Según la mitología griega: «Procusto era un posadero que tenía su negocio en las colinas de Ática. […] ofrecía posada al viajero solitario. Allí lo invitaba a tumbarse en una cama de hierro donde, mientras el viajero dormía, lo amordazaba y ataba a las cuatro esquinas del lecho. Si la víctima era alta y su cuerpo era más largo que la cama, procedía a serrar las partes del cuerpo que sobresalían: los pies y las manos o la cabeza. Si, por el contrario, era de menor longitud que la cama, lo descoyuntaba a martillazos hasta estirarlo. […] nadie coincidía jamás con el tamaño de la cama porque Procusto poseía dos, una exageradamente larga y otra exageradamente corta, o bien una de longitud ajustable». De esa manera, o se encuadraba en los tamaños especificados o sobrevenía la muerte.
Los tratadistas de literatura, historia, sociología, política, antropología y otras ciencias no dudaron en convertir esta figura mítica en una analogía para denunciar esa condición de intolerancia a lo que nos hace distintos y a las personas que tienen como antivirtud natural acabar con los sueños de los otros.
En Guatemala es muy común el padecimiento de semejante síndrome, tanto así que muy frecuentemente se escucha (en diversos grupos) una explicación disímil de la metáfora de la olla de cangrejos. Sin embargo, el fundamento es siempre el mismo: pocos avances del cangrejo que desea salir del puchero a causa de la envidia de los otros.
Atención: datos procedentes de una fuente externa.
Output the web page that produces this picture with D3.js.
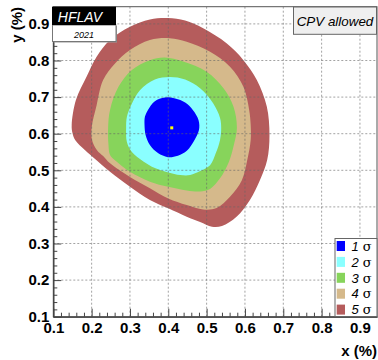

Quizá sea en la política, o en el mal llamado quehacer político, donde crecidamente se percibe este conjunto de síntomas, entre los cuales sobresale la descalificación del otro de manera vulgar o elegante. Lo primero es más común porque nuestros supuestos políticos son tan vulgares como la propia palabra. Sin embargo, el odio, la rivalidad y la malevolencia son omnipresentes en el sentir de quienes padecen el dicho síndrome.
Es importante tener en cuenta la observación última porque, cuando alguien (fuera del mencionado entorno político) despoja de sus sueños a sus compañeros o malgasta la energía de estos, casi siempre responde a intereses creados y muy diferentes a la filosofía de la institución para la cual trabaja. Es así como desde una condición de batracios croan y croan en contra de los principios del establecimiento (sea empresarial, educativo o religioso) sin mostrar sus verdaderas intenciones. Su sino es defenestrar (desde una especie de rendija desde donde no se los percibe tal como son) a quienes ejercen liderazgo para oscurecer los propósitos de la institución.
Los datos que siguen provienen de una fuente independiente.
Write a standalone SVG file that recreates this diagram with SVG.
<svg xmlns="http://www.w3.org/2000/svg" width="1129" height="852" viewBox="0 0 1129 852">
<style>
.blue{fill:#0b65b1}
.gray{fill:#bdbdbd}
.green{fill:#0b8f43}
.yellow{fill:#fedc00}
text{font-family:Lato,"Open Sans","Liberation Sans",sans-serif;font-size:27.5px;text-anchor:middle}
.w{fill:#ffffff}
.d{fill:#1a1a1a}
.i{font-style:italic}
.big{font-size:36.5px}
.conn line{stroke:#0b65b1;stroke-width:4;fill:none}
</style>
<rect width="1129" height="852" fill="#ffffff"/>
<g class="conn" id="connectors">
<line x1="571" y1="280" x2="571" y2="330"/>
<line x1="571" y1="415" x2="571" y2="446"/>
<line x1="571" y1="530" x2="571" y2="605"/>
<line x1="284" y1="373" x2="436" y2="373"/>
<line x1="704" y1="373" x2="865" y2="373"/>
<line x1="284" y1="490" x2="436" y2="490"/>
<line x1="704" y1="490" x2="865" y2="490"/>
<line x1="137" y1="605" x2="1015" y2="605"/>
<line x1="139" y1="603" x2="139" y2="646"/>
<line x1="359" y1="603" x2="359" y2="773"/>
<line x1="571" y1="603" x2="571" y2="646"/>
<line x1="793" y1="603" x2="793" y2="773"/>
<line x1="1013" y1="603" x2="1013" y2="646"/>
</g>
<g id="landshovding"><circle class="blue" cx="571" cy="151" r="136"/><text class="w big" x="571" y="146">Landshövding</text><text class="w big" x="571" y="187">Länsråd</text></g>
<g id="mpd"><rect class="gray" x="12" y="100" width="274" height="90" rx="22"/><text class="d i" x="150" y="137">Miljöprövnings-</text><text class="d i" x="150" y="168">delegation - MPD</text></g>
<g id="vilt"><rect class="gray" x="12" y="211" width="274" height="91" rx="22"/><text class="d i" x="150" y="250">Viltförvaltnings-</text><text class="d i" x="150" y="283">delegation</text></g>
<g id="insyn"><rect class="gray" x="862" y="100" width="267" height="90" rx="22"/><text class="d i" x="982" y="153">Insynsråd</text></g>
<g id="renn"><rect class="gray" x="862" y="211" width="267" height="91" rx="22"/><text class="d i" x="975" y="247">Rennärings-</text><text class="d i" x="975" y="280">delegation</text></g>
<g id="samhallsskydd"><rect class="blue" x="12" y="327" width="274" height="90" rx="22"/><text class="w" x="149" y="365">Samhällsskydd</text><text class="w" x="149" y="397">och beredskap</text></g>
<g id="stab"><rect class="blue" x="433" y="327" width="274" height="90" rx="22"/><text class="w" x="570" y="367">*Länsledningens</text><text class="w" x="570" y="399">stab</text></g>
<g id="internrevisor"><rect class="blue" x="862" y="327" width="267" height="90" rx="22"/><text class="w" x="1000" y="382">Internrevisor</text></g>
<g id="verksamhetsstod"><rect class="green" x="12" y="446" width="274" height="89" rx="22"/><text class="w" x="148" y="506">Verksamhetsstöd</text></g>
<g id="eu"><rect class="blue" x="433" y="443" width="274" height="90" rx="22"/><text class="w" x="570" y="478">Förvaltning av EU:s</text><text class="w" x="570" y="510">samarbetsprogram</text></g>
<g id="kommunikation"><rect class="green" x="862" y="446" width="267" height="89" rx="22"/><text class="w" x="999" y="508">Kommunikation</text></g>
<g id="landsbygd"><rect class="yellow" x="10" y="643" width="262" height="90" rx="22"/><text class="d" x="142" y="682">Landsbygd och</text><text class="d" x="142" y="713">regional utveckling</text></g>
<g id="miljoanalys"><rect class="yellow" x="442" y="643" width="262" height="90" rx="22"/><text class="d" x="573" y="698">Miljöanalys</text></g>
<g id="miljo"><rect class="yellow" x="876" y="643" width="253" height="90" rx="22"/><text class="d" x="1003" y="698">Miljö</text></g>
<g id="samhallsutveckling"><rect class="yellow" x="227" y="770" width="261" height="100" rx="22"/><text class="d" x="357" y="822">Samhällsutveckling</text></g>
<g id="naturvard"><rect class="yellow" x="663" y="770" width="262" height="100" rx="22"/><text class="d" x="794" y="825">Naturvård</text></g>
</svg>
Un ejemplo de la condición anterior es el silencio que se guarda en público ante el ataque en contra de líderes sociales y campesinos que defienden el derecho de sus comunidades con relación al resguardo de sus territorios y del agua. Y más tarde, al mejor estilo del discrepante anodino, los descalifican tildándolos de izquierdistas, comunistas, insurrectos y cuánto epíteto encuentren, de modo que terminan violando todas las categorías éticas.
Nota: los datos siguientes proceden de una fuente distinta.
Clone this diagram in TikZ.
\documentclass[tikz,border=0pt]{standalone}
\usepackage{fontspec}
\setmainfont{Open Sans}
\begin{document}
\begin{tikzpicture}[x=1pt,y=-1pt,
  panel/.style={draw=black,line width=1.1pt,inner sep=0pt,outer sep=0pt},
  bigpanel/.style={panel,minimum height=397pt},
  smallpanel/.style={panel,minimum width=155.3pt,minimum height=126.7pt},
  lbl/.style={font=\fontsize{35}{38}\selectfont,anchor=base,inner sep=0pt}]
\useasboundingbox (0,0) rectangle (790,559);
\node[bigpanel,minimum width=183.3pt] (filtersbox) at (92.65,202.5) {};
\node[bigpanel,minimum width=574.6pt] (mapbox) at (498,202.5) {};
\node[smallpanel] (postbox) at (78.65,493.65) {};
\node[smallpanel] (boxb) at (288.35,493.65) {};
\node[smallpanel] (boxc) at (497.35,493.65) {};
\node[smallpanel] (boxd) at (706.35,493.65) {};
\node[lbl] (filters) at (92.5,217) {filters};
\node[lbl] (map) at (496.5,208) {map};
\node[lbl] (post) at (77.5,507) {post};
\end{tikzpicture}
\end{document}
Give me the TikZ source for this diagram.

Hace algunos años fui padrino de graduación de una dilecta abogada. Recuerdo como si fuera ayer cuando el decano le dijo: «Recuerde. Siempre ha de caminar en el sendero de la legalidad, pero, si tiene que decidir entre lo legal y lo justo, decídase por lo justo. Y si acaso tiene que decidir entre lo justo y lo moral, no dude, no dude ni por un instante: escoja la categoría de lo moral». Mi ahijada, quien hizo caso a pies juntillas de aquel consejo, es hoy una abogada de éxito y respetada por su integridad. También es reconocida porque entre sus atributos figura el que nunca se dejó manipular por los Procustos y se inmunizó contra el dicho síndrome.
A guisa de colofón, tal sintomatología puede sufrirse de manera inconsciente o consciente. En el primer grupo están los ególatras. Obra a favor de ellos el hecho de la ignorancia de su padecimiento. En el segundo grupo están los cobardes y los perversos. Obra en su contra el miedo a lo nuevo y a la capacidad de aquellos a quienes ven como subordinados. Pero además, en el hoy de Guatemala, están aquellos signados por su destino de orejas, marionetas o muñecos de ventrílocuo. Vergonzosas ocupaciones enrumbadas a un indigno final.